Prepare the feature columns for the Estimator:

In [3]:
# Categorical features are assumed to each have a maximum value in the dataset.
_MAX_CATEGORICAL_FEATURE_VALUES = [24, 31, 12]

_CATEGORICAL_FEATURE_KEYS = [
    'trip_start_hour', 'trip_start_day', 'trip_start_month',
    'pickup_census_tract', 'dropoff_census_tract', 'pickup_community_area',
    'dropoff_community_area'
]

_DENSE_FLOAT_FEATURE_KEYS = ['trip_miles', 'fare', 'trip_seconds']

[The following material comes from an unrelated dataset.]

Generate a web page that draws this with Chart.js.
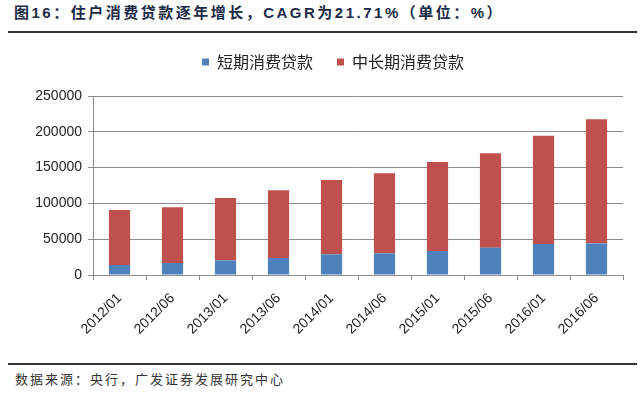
<!DOCTYPE html>
<html>
<head>
<meta charset="utf-8">
<script src="https://cdn.jsdelivr.net/npm/chart.js@4"></script>
<style>
  html, body { margin: 0; padding: 0; background: #fff; }
  body { width: 640px; height: 396px; position: relative; overflow: hidden; font-family: "Liberation Sans", "Noto Sans CJK SC", sans-serif; }
  #title { position: absolute; left: 14px; top: 1px; font-size: 15px; font-weight: bold; color: #1c2a48; letter-spacing: 2.5px; white-space: nowrap; }
  .rule { position: absolute; left: 8px; width: 629px; height: 0; border-top: 2px solid #333; }
  #chartBox { position: absolute; left: 13px; top: 30px; width: 640px; height: 320px; }
  #source { position: absolute; left: 15px; top: 369px; font-size: 13px; color: #333; letter-spacing: 2px; white-space: nowrap; font-family: "Noto Sans CJK SC", sans-serif; }
</style>
</head>
<body>
<div id="title">图16：住户消费贷款逐年增长，CAGR为21.71%（单位：%）</div>
<div class="rule" style="top:31px"></div>
<div id="chartBox"><canvas id="myChart"></canvas></div>
<div class="rule" style="top:363px"></div>
<div id="source">数据来源：央行，广发证券发展研究中心</div>

<script>
  var periods = ['2012/01', '2012/06', '2013/01', '2013/06', '2014/01', '2014/06', '2015/01', '2015/06', '2016/01', '2016/06'];
  var shortTerm = [14000, 16800, 20500, 23700, 28900, 30300, 33500, 38100, 43300, 44200];
  var longTerm = [76800, 77700, 87000, 94600, 103800, 111700, 124300, 131900, 151300, 173200];
  var seriesNames = ['短期消费贷款', '中长期消费贷款'];
  var yTicks = [0, 50000, 100000, 150000, 200000, 250000];

  var fontFamily = '"Liberation Sans", "Noto Sans CJK SC", sans-serif';
  var gridColor = '#8e8e8e';

  // extra room between legend and plot
  var legendGap = {
    id: 'legendGap',
    beforeInit: function(chart) {
      var fit = chart.legend.fit;
      chart.legend.fit = function() {
        fit.bind(chart.legend)();
        this.height += 16;
      };
    }
  };

  let ctx = document.getElementById('myChart').getContext('2d');
  let chart = new Chart(ctx, {
    type: 'bar',
    data: {
      labels: periods,
      datasets: [{
        label: seriesNames[0],
        data: shortTerm,
        backgroundColor: '#4f81bd',
        barPercentage: 0.4,
        categoryPercentage: 1
      }, {
        label: seriesNames[1],
        data: longTerm,
        backgroundColor: '#c0504d',
        barPercentage: 0.4,
        categoryPercentage: 1
      }]
    },
    plugins: [legendGap],
    options: {
      responsive: true,
      maintainAspectRatio: false,
      animation: false,
      layout: { padding: 0 },
      plugins: {
        legend: {
          position: 'top',
          labels: {
            boxWidth: 7,
            boxHeight: 7,
            padding: 24,
            color: '#222',
            font: { size: 16, family: '"Noto Sans CJK SC", sans-serif' }
          }
        },
        tooltip: { enabled: false }
      },
      scales: {
        x: {
          stacked: true,
          afterFit: function(scale) { scale.height = 75; },
          grid: { display: true, drawOnChartArea: false, color: gridColor, tickLength: 5, offset: true },
          border: { color: gridColor },
          ticks: {
            autoSkip: false,
            minRotation: 45,
            maxRotation: 45,
            padding: 10,
            color: '#222',
            font: { size: 14, family: fontFamily }
          }
        },
        y: {
          stacked: true,
          min: yTicks[0],
          max: yTicks[yTicks.length - 1],
          afterFit: function(scale) { scale.width = 80; },
          afterBuildTicks: function(scale) {
            scale.ticks = yTicks.map(function(v) { return { value: v }; });
          },
          grid: { color: gridColor, tickLength: 5 },
          border: { color: gridColor },
          ticks: {
            padding: 6,
            color: '#222',
            font: { size: 14, family: fontFamily },
            callback: function(v) { return String(v); }
          }
        },
        // empty right axis, only keeps the plot edge in place
        yRight: {
          position: 'right',
          afterFit: function(scale) { scale.width = 30; },
          grid: { display: false },
          border: { display: false },
          ticks: { display: false }
        }
      }
    }
  });
</script>
</body>
</html>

# Number of buckets used by tf.transform for encoding each feature.
_FEATURE_BUCKET_COUNT = 10

_BUCKET_FEATURE_KEYS = [
    'pickup_latitude', 'pickup_longitude', 'dropoff_latitude',
    'dropoff_longitude'
]

_VOCAB_FEATURE_KEYS = [
    'payment_type',
    'company',
]

# Number of vocabulary terms used for encoding VOCAB_FEATURES by tf.transform
_VOCAB_SIZE = 1000

# Count of out-of-vocab buckets in which unrecognized VOCAB_FEATURES are hashed.
_OOV_SIZE = 10

# WEIRD: Since we're using the features created by Transform, we need to change the names to match what Transform names them
def _transformed_name(key):
    return key + '_xf'

def _transformed_names(keys):
    return [_transformed_name(key) for key in keys]

real_valued_columns = [
    tf.feature_column.numeric_column(key, shape=(), default_value=0)
    for key in _transformed_names(_DENSE_FLOAT_FEATURE_KEYS)
]

categorical_columns = [
    tf.feature_column.categorical_column_with_identity(key, num_buckets=_VOCAB_SIZE + _OOV_SIZE, default_value=0)
    for key in _transformed_names(_VOCAB_FEATURE_KEYS)
]

categorical_columns += [
    tf.feature_column.categorical_column_with_identity(
        key, num_buckets=_FEATURE_BUCKET_COUNT, default_value=0)
    for key in _transformed_names(_BUCKET_FEATURE_KEYS)
]

categorical_columns += [
    tf.feature_column.categorical_column_with_identity(  # pylint: disable=g-complex-comprehension
        key, num_buckets=num_buckets, default_value=0) for key, num_buckets in zip(
        _transformed_names(_CATEGORICAL_FEATURE_KEYS), _MAX_CATEGORICAL_FEATURE_VALUES)
]

Instantiate the trained Estimator from the SavedModel saved by Trainer:

In [4]:
# Number of nodes in the first layer of the DNN
first_dnn_layer_size = 100
num_dnn_layers = 4
dnn_decay_factor = 0.7

hidden_units=[
    max(2, int(first_dnn_layer_size * dnn_decay_factor**i))
    for i in range(num_dnn_layers)
]

model = tf.estimator.DNNLinearCombinedClassifier(
    linear_feature_columns=categorical_columns,
    dnn_feature_columns=real_valued_columns,
    dnn_hidden_units=hidden_units,
    warm_start_from=modeldir)
    
print('model is a ({})'.format(type(model)))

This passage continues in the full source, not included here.